If you had the ability to undo the regrets in your past, would you? In between life and death, Nora Seed comes upon a library, and is given the chance to pick from other lives she could have lived.
Just at sixteen, Nora Seed – the main character in the book The Midnight Library– already worries about her future, about all the possibilities it could bring. Yet, at thirty-five years old, nineteen years later, her future was not all that she expected. She obtained a college degree in philosophy, worked on and off at a small music shop for twelve years, and had many dreams that never came to anything. Nora had a best friend and a brother, both of whom she no longer talks to, parents that are not involved much in her upbringing, a fiancée that she bailed on right before the wedding, and a life that felt like a failure.
Nora eventually decided that her time had come and committed suicide. Somehow, at midnight she awoke in a purgatory – an in between. To her surprise, in front of her there was a library, with each book containing a life she could have lived.
The librarian here was Mrs. Elm – her old school librarian who helped her through her fathers death, and now is helping with her experience at the Midnight Library. By changing an action in her past life, the library allowed her to insert herself into an alternate timeline from the age of when she died. With each book, Nora Seed went from someone who was “a nobody” to being “everybody.” She was an Olympian, a mother, a rockstar, an astronaut, a music teacher, a glaciologist, and much more. She had lived thousands of lives, but none of them stuck. Instead of staying in the life, she arrived back at the library each time. Not one life felt right. None of them felt like her.
After some time, Nora realizes that her problem was with regret. She writes “it is not the lives we regret not living that are the real problem. It is regret itself. It’s the regret that makes us shrivel and wither and feel like our own and other people’s worst enemy.”
This book has many hidden meanings behind it.
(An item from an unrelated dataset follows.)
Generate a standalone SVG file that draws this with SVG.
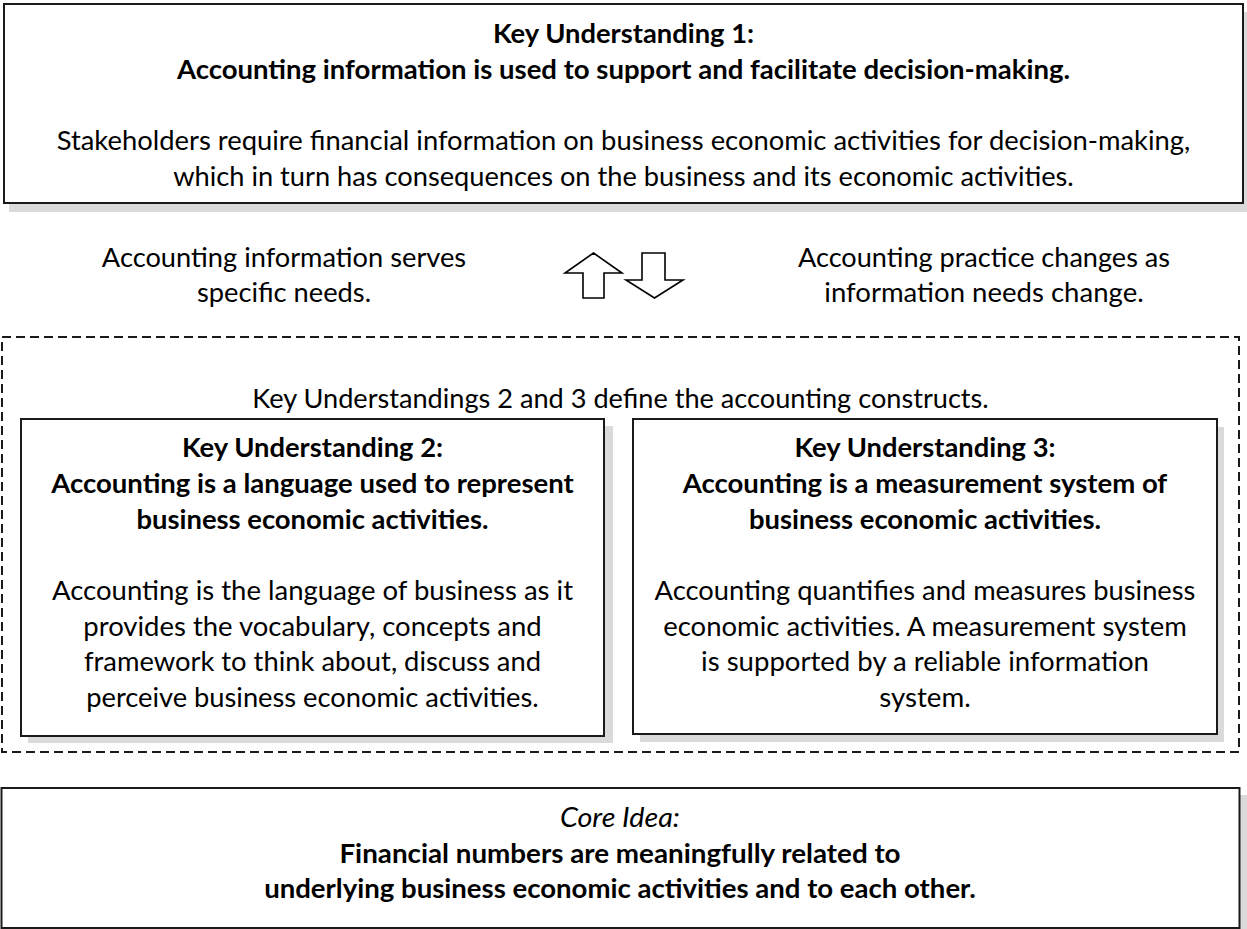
<svg xmlns="http://www.w3.org/2000/svg" width="1247" height="929" viewBox="0 0 1247 929">
<style>
.bg{fill:#fff}
.box{fill:#fff;stroke:#1a1a1a;stroke-width:2}
.shadow{fill:#dadada}
.dash{fill:none;stroke:#1a1a1a;stroke-width:2;stroke-dasharray:9 5}
.arrow{fill:#fff;stroke:#000;stroke-width:1.6;stroke-linejoin:miter}
text{font-family:Lato,"Liberation Sans",sans-serif;font-size:26.5px;fill:#000}
.b{font-weight:bold}
.i{font-style:italic}
</style>
<rect class="bg" x="0" y="0" width="1247" height="929"/>

<g id="ku1">
<rect class="shadow" x="9" y="12" width="1238" height="200"/>
<rect class="box" x="4" y="4" width="1239" height="199"/>
<text class="b" x="492.9" y="43" textLength="261.2" lengthAdjust="spacingAndGlyphs">Key Understanding 1:</text>
<text class="b" x="176.9" y="79" textLength="893.2" lengthAdjust="spacingAndGlyphs">Accounting information is used to support and facilitate decision-making.</text>
<text x="56.7" y="150" textLength="1133.6" lengthAdjust="spacingAndGlyphs">Stakeholders require financial information on business economic activities for decision-making,</text>
<text x="173.2" y="186" textLength="900.6" lengthAdjust="spacingAndGlyphs">which in turn has consequences on the business and its economic activities.</text>
</g>

<g id="note-left">
<text x="101.85" y="267" textLength="364.3" lengthAdjust="spacingAndGlyphs">Accounting information serves</text>
<text x="196.9" y="302" textLength="174.2" lengthAdjust="spacingAndGlyphs">specific needs.</text>
</g>

<g id="note-right">
<text x="798" y="267" textLength="372" lengthAdjust="spacingAndGlyphs">Accounting practice changes as</text>
<text x="824.3" y="302" textLength="319.4" lengthAdjust="spacingAndGlyphs">information needs change.</text>
</g>

<g id="connectors">
<polygon class="arrow" points="593.5,253 622,273 604,273 604,298 583,298 583,273 565,273"/>
<polygon class="arrow" points="642,253 665,253 665,280 683,280 654.5,298 626,280 642,280"/>
</g>

<g id="constructs">
<rect class="dash" x="2" y="337" width="1237" height="415"/>
<text x="252.25" y="408" textLength="736.5" lengthAdjust="spacingAndGlyphs">Key Understandings 2 and 3 define the accounting constructs.</text>
</g>

<g id="ku2">
<rect class="shadow" x="28" y="426" width="585" height="317"/>
<rect class="box" x="21" y="419" width="583" height="317"/>
<text class="b" x="181.9" y="457" textLength="261.2" lengthAdjust="spacingAndGlyphs">Key Understanding 2:</text>
<text class="b" x="51.25" y="493" textLength="522.5" lengthAdjust="spacingAndGlyphs">Accounting is a language used to represent</text>
<text class="b" x="136.45" y="529" textLength="352.1" lengthAdjust="spacingAndGlyphs">business economic activities.</text>
<text x="51.95" y="600" textLength="521.1" lengthAdjust="spacingAndGlyphs">Accounting is the language of business as it</text>
<text x="83.35" y="636" textLength="458.3" lengthAdjust="spacingAndGlyphs">provides the vocabulary, concepts and</text>
<text x="84" y="671" textLength="457" lengthAdjust="spacingAndGlyphs">framework to think about, discuss and</text>
<text x="86.25" y="707" textLength="452.5" lengthAdjust="spacingAndGlyphs">perceive business economic activities.</text>
</g>

<g id="ku3">
<rect class="shadow" x="640" y="427" width="584" height="315"/>
<rect class="box" x="633" y="419" width="584" height="315"/>
<text class="b" x="794.4" y="457" textLength="261.2" lengthAdjust="spacingAndGlyphs">Key Understanding 3:</text>
<text class="b" x="682.75" y="493" textLength="484.5" lengthAdjust="spacingAndGlyphs">Accounting is a measurement system of</text>
<text class="b" x="748.95" y="529" textLength="352.1" lengthAdjust="spacingAndGlyphs">business economic activities.</text>
<text x="654.55" y="600" textLength="540.9" lengthAdjust="spacingAndGlyphs">Accounting quantifies and measures business</text>
<text x="663.25" y="636" textLength="523.5" lengthAdjust="spacingAndGlyphs">economic activities. A measurement system</text>
<text x="701.05" y="671" textLength="447.9" lengthAdjust="spacingAndGlyphs">is supported by a reliable information</text>
<text x="879.25" y="707" textLength="91.5" lengthAdjust="spacingAndGlyphs">system.</text>
</g>

<g id="core">
<rect class="shadow" x="7" y="795" width="1240" height="140"/>
<rect class="box" x="1.5" y="788" width="1238" height="140"/>
<text class="i" x="560" y="827" textLength="120" lengthAdjust="spacingAndGlyphs">Core Idea:</text>
<text class="b" x="339.4" y="863" textLength="561.2" lengthAdjust="spacingAndGlyphs">Financial numbers are meaningfully related to</text>
<text class="b" x="264.15" y="898" textLength="711.7" lengthAdjust="spacingAndGlyphs">underlying business economic activities and to each other.</text>
</g>
</svg>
Matt Haig describes Nora’s adventures in a way that will make readers think philosophically about life’s perspectives. Ideas throughout this book are very thought provoking. Questions pop out in readers minds, like – what really makes life worth living?
One quote that stuck out to me was, “It’s not what we look at that matters, It’s what we see,” which is something one of Nora’s favorite philosophers – Henry David Thoreau – wrote. For me this quote describes how we can see positivity and beauty in everything that happens to us if we just change our perspective. The thing that matters in life is how we see and react to tough situations.
Another hidden meaning in this book is lessons about the future, and as I tend to stress about my future too often, this book was eye opening. In Nora’s life she does not have everything figured out. But it makes readers realize no one needs to have their life planned out for them to have a life full of experiences. This book demonstrates how time is not something that defines you, it does not hold you back from starting things you deemed too late to start.
After reading this book, readers will hear “live your life with no regrets” and hopefully take it seriously, as regrets hold you back from a life of fulfillment.
Go pick up this book, and live with Nora through her adventure of a lifetime. Yet in her case, it is more like lifetimes – thousands of them.